Ya, ya, ya, benar sekali. Kita-kita ini—kaum perempuan berbahagia—suka tergoda dengan bocoran soal rahasia orang lain. Jadi, kalau tiba-tiba ada orang datang bocorin rahasia orang lain, kita malah nyeletuk, “Eh, ada apaan, nih? Kasih tau dong,” alih-alih mengingatkan dengan baik kayak netizen di kolom komentar Instagram, “Hei, jangan gitu, ah, itu kan rahasia.”
Jangankan rahasia orang lain, perempuan aja ternyata suka, kok, membocorkan rahasianya sendiri. Dari sebuah studi lainnya, ditemukan fakta bahwa 43 persen perempuan yang selingkuh bakal menceritakan perselingkuhannya kepada sahabat terdekatnya, sementara 15 persennya membocorkan hal ini ke lebih banyak teman. Pada kondisi yang sama, hanya 6 persen laki-laki berselingkuh yang mengaku bakal menceritakannya kepada sahabat mereka. Hadeeeeh, selingkuh kok bangga, ya?
Tapi ini bukan isapan jempol belaka, Saudara-saudara. Saya sendiri pernah mendapatkan curhatan beberapa teman perempuan yang mengaku berselingkuh. Lantas, bagaimana dengan teman laki-laki? Sayangnya, nggak ada, tuh, laki-laki yang curhat perselingkuhannya ke saya. Adanya malah laki-laki yang curhat sama orang lain karena menyelingkuhi saya. Huhu.
Eh, perhatikan ini: saya, tanpa sadar, baruuuu saja bocorin rahasia orang lain—ke orang banyak, pula. Duh!

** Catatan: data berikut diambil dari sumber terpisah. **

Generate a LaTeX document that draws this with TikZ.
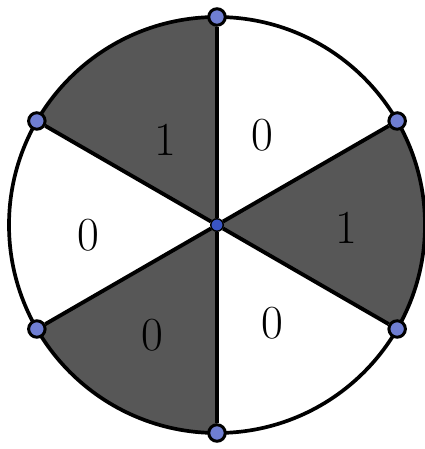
\documentclass[tikz,border=0pt]{standalone}
\usepackage{amsmath}
\usetikzlibrary{positioning}

\definecolor{sector}{HTML}{575757}
\definecolor{vblue}{HTML}{6F7ED2}
\definecolor{cblue}{HTML}{3A55C4}

\begin{document}
\begin{tikzpicture}[x=0.02cm, y=0.02cm,
                    vert/.style={circle, draw, line width=1.7pt, fill=vblue, inner sep=0pt, minimum size=0.33cm},
                    hub/.style={circle, draw, line width=0.8pt, fill=cblue, inner sep=0pt, minimum size=0.25cm},
                    spoke/.style={line width=2.2pt},
                    lbl/.style={font=\fontsize{27}{30}\selectfont}]
    \useasboundingbox (-217,-224) rectangle (208,225);
    % shaded sectors
    \foreach \a in {90,330,210}
        \fill[sector] (0,0) -- (\a:208) arc (\a:\a+60:208) -- cycle;
    \draw[line width=2.1pt] (0,0) circle (208);
    % vertices
    \node[hub] (c) at (0,0) {};
    \foreach \a [count=\i] in {90,30,-30,-90,-150,150}
        \node[vert] (v\i) at (\a:208) {};
    \foreach \i in {1,...,6}
        \draw[spoke] (c) -- (v\i);
    % labels
    \node[lbl] (l1) at (-52,85) {1};
    \node[lbl] (l2) at (45,90) {0};
    \node[lbl] (l3) at (129,-3) {1};
    \node[lbl] (l4) at (-129,-10) {0};
    \node[lbl] (l5) at (-65,-110) {0};
    \node[lbl] (l6) at (55,-98) {0};
\end{tikzpicture}
\end{document}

Akhirnya, kebiasan bocorin rahasia ini memang seperti lingkaran setan: nggak ada ujungnya. Bahkan pada teman terdekat sekalipun, tetap waspadalah Ladies pada curhatan dan rahasiamu, jangan sampai kamu malah menebar aibmu sendiri ke orang-orang di luar sana hanya karena kamu keburu nyaman dan salah memilih tempat curhat.
Terus, kepada siapakah kita harus curhat tanpa perlu khawatir bakal dibocorin ke mana-mana?
Loh, kok masih ditanya? Ya tentu saja kepada Tuhan Yang Maha Esa, dong, Ladies. Maaf, saya hanya sekadar mengingatkan, kok. Mmuaach!